Data:
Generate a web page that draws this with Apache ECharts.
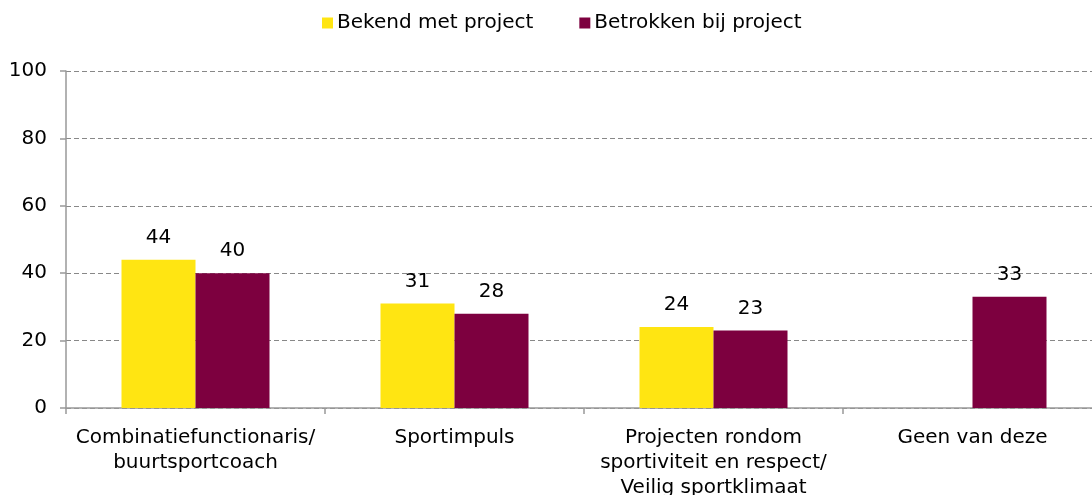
<!DOCTYPE html>
<html>
<head>
<meta charset="utf-8">
<script src="https://cdn.jsdelivr.net/npm/echarts@6/dist/echarts.min.js"></script>
<style>
  html, body { margin: 0; padding: 0; background: #fff; }
  #chart { width: 1092px; height: 495px; }
</style>
</head>
<body>
<div id="chart"></div>
<script>
// Project categories (x axis)
const categories = [
  'Combinatiefunctionaris/\nbuurtsportcoach',
  'Sportimpuls',
  'Projecten rondom\nsportiviteit en respect/\nVeilig sportklimaat',
  'Geen van deze'
];
// Percentages per series
const bekendValues = [44, 31, 24, null];
const betrokkenValues = [40, 28, 23, 33];
const seriesNames = ['Bekend met project', 'Betrokken bij project'];
const yTicks = { min: 0, max: 100, interval: 20 };

const FONT = 'DejaVu Sans';
const FS = 20;
const chart = echarts.init(document.getElementById('chart'), null, { renderer: 'canvas' });

const labelStyle = {
  show: true,
  position: 'top',
  distance: 12,
  color: '#000',
  fontFamily: FONT,
  fontSize: FS
};

chart.setOption({
  animation: false,
  textStyle: { fontFamily: FONT },
  legend: {
    top: 8,
    left: 317,
    itemWidth: 11,
    itemHeight: 11,
    itemGap: 46,
    icon: 'rect',
    textStyle: { fontFamily: FONT, fontSize: FS, color: '#000', padding: [0, 0, 0, -1] },
    data: seriesNames
  },
  grid: {
    left: 66, width: 1036, top: 71, bottom: 87,
    containLabel: false,
    outerBoundsMode: 'none'
  },
  xAxis: {
    type: 'category',
    data: categories,
    axisLine: { lineStyle: { color: '#999', width: 1.5 } },
    axisTick: { show: true, length: 6, lineStyle: { color: '#999', width: 1.5 } },
    axisLabel: {
      color: '#000',
      fontFamily: FONT,
      fontSize: FS,
      lineHeight: 25,
      margin: 17,
      interval: 0
    }
  },
  yAxis: {
    type: 'value',
    min: yTicks.min,
    max: yTicks.max,
    interval: yTicks.interval,
    axisLine: { show: true, lineStyle: { color: '#999', width: 1.5 } },
    axisTick: { show: true, length: 6, lineStyle: { color: '#999', width: 1.5 } },
    axisLabel: { color: '#000', fontFamily: FONT, fontSize: FS, margin: 19 },
    splitLine: { lineStyle: { color: '#888', type: [5, 3], width: 1 } }
  },
  series: [
    {
      name: seriesNames[0],
      type: 'bar',
      data: bekendValues,
      barWidth: 74,
      barGap: '0%',
      itemStyle: { color: '#FFE512' },
      label: labelStyle
    },
    {
      name: seriesNames[1],
      type: 'bar',
      data: betrokkenValues,
      barWidth: 74,
      itemStyle: { color: '#7D003F' },
      label: labelStyle
    }
  ]
});
</script>
</body>
</html>
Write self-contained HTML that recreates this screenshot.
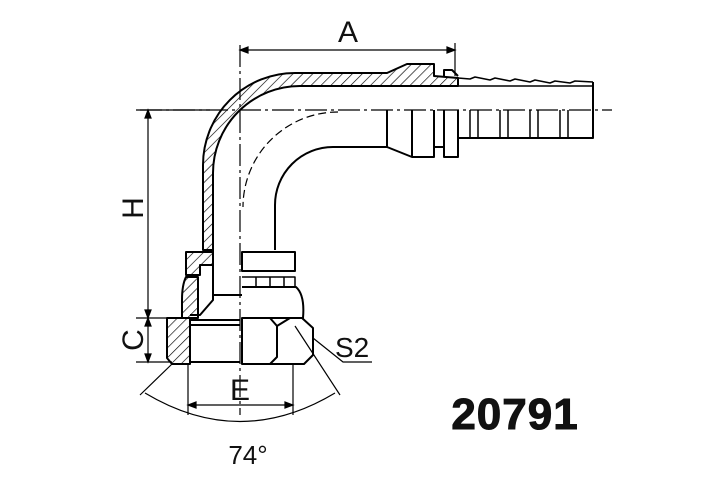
<!DOCTYPE html>
<html><head><style>html,body{margin:0;padding:0;background:#fff}svg{display:block}</style></head><body>
<svg width="705" height="489" viewBox="0 0 705 489" xmlns="http://www.w3.org/2000/svg">
<defs>
<pattern id="h" width="7" height="7" patternUnits="userSpaceOnUse" patternTransform="rotate(45)"><line x1="0" y1="0" x2="0" y2="7" stroke="#000" stroke-width="1.3"/></pattern>
</defs>
<g fill="none" stroke="#000" stroke-width="2" stroke-linejoin="round">
<!-- pipe wall hatched -->
<path d="M203 250 L203 165 A92 92 0 0 1 295 73 L387 73 L407 64 L434 64 L434 76 L458 78 L458 86 L300 86 A87 87 0 0 0 213 173 L213 250 Z" fill="url(#h)"/>
<path d="M444 76 L444 70 L452 70 L458 76"/>
<!-- barb top serration -->
<path d="M458 78 L470 79 L475 77 L490 80 L495 78 L510 81 L515 79 L530 82 L535 80 L550 83 L555 81 L570 83 L575 81 L593 82" stroke-width="1.5"/>
<path d="M458 86 L593 86" stroke-width="1.5"/>
<path d="M593 82 L593 138 L458 138" />
<!-- inner bend -->
<path d="M275 250 L275 205 A58 58 0 0 1 333 147 L387 147 L412 157 L434 157 L434 147 L444 147 L444 157 L458 157 L458 138"/>
<path d="M387 110 L387 147 M412 110 L412 157 M434 110 L434 147 M444 110 L444 157 M458 110 L458 138"/>
<path d="M470 110 L470 137 M478 110 L478 137 M500 110 L500 137 M508 110 L508 137 M530 110 L530 137 M538 110 L538 137 M560 110 L560 137 M568 110 L568 137" stroke-width="1.5"/>
<!-- flange left -->
<path d="M186 252 L213 252 L213 265 L200 265 L200 275 L186 275 L186 252 Z" fill="url(#h)"/>
<path d="M213 250 L213 300 L200 315 L190 315" />
<path d="M213 295 L242 295"/>
<path d="M186 277 L198 277 L198 318 L182 318 L182 300 Q182 285 186 277 Z" fill="url(#h)"/>
<path d="M167 318 L190 318 L190 364 L172 364 L167 358 Z" fill="url(#h)"/>
<path d="M190 320 L240 320 M190 325 L240 325 M190 362 L240 362"/>
<!-- washer -->
<rect x="242" y="252" width="53" height="19"/>
<path d="M242 277 L295 277 L295 287 L242 287 M256 277 V287 M270 277 V287 M284 277 V287" stroke-width="1.5"/>
<path d="M242 287 L296 287 Q305 295 303 318 L242 318"/>
<!-- nut -->
<path d="M242 318 L302 318 L313 328 L313 355 L304 364 L242 364 Z"/>
<path d="M242 318 L270 318 L277 326 L277 357 L270 364 M277 326 L290 318"/>
</g>
<!-- centerlines -->
<g stroke="#000" stroke-width="1.2" fill="none" stroke-dasharray="22 4 3 4">
<path d="M140 110 H612"/>
<path d="M240 45 V415"/>
<path d="M338 112 A95 95 0 0 0 243 207" stroke-dasharray="8 4"/>
</g>
<!-- dimension lines -->
<g stroke="#000" stroke-width="1.2" fill="none">
<path d="M455 43 V76"/>
<path d="M246 50 H449"/>
<path d="M240 50 l8 -3 v6 z M455 50 l-8 -3 v6 z" fill="#000"/>
<path d="M136 110 H210 M136 318 H186 M136 362 H172"/>
<path d="M148 116 V312 M148 324 V356"/>
<path d="M148 110 l-3 8 h6 z M148 318 l-3 -8 h6 z M148 318 l-3 8 h6 z M148 362 l-3 -8 h6 z" fill="#000"/>
<path d="M188 364 V415 M293 364 V415 M194 405 H287"/>
<path d="M188 405 l8 -3 v6 z M293 405 l-8 -3 v6 z" fill="#000"/>
<path d="M172 364 L140 395 M295 326 L340 395"/>
<path d="M145 393 Q240 450 335 393"/>
<path d="M313 338 L343 362 H372"/>
</g>
<g font-family="Liberation Sans, sans-serif" fill="#111">
<text x="348" y="42" font-size="30" text-anchor="middle">A</text>
<text x="133" y="208" font-size="30" text-anchor="middle" transform="rotate(-90 133 208)" dy="10">H</text>
<text x="133" y="340" font-size="30" text-anchor="middle" transform="rotate(-90 133 340)" dy="10">C</text>
<text x="240" y="400" font-size="30" text-anchor="middle">E</text>
<text x="335" y="357" font-size="28">S2</text>
<text x="248" y="464" font-size="26" text-anchor="middle">74°</text>
<text x="515" y="429" font-size="44" font-weight="bold" text-anchor="middle" stroke="#111" stroke-width="1" letter-spacing="1">20791</text>
</g>
</svg>
</body></html>
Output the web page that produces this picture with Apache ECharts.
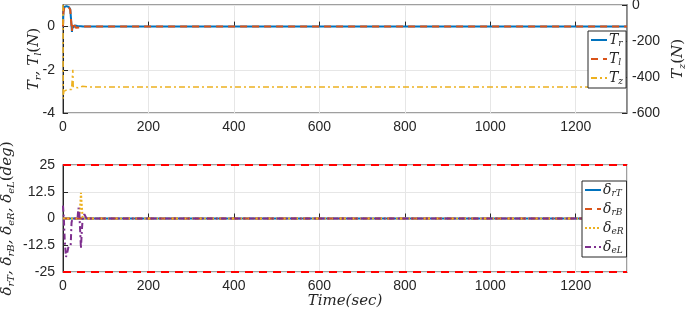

Aim of the exercise: Show the lines of the records that include the string "with".

The answer:
Generate a web page that draws this with Apache ECharts.
Output the web page that produces this picture with Apache ECharts.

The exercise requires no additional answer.